The constant practicing was interrupted only by buffet breaks and visits by counselors such as Colin Hay of Men at Work, Nils Lofgren of Bruce Springsteen's E Street Band and The Go-Go's Jane Wiedlin. Each star offered musical pointers on playing and songwriting, related anecdotes, signed guitars and drum heads and played a few numbers.

Goldfarb was ecstatic at the chance to meet his idol, guitarist Dickey Betts, who told tales of his life on the road with the Allman Brothers — including the revelation that Duane Allman was laughing on the Live at Fillmore East album cover because he was hiding a joint in his hand.
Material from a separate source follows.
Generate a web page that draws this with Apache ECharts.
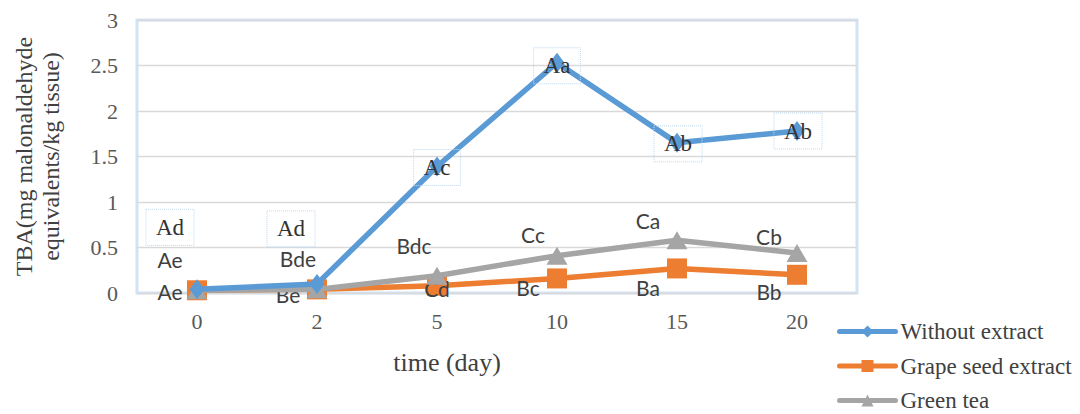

Just as thrilling was the chance to hear Betts play up close. “Once he started playing I had goose bumps,” says Goldfarb.

Monty Slater was just as delighted by the camp, which he attended with his family by his side. The Cochrane, Ga., obstetrician loves to relax by playing his Taylor guitar. So when his wife, Gail, gave him a backpack full of guitar strings and an invite to the camp as a 50th birthday present, he was thrilled.

“Gail and I had as much fun there after 23 years of marriage as we had on our honeymoon,” he says. His fondest memory is an impromptu jam session with members of Night Ranger and Great White at his hotel. “I went upstairs, got my guitar and brought it down, and we just started jamming at the bar. That was really a fun night.”

Goldfarb's own No. 1 moment was meeting Roger Daltrey during rehearsals. The Who frontman dropped in on the last day of rehearsals to sign autographs, chat and inspect Fredx's progress. “The actual song has no keyboards in it,” recalls Goldfarb, “so I improvised with a growly organ sound. He loved it.”

Goldfarb played that arrangement at the Battle of the Bands, filmed by The Learning Channel, before an audience of friends and families. As drums and electric guitars thundered, Daltrey hit the climax of I Can See for Miles — then suddenly stopped singing and shouted, “Where are we? What's this bit?” A band member shouted out the words and Daltrey picked up on the lyric.

Alas, Fredx didn't win the battle, but Goldfarb and his mates did receive a gold record plaque. And they never missed a beat with Daltrey.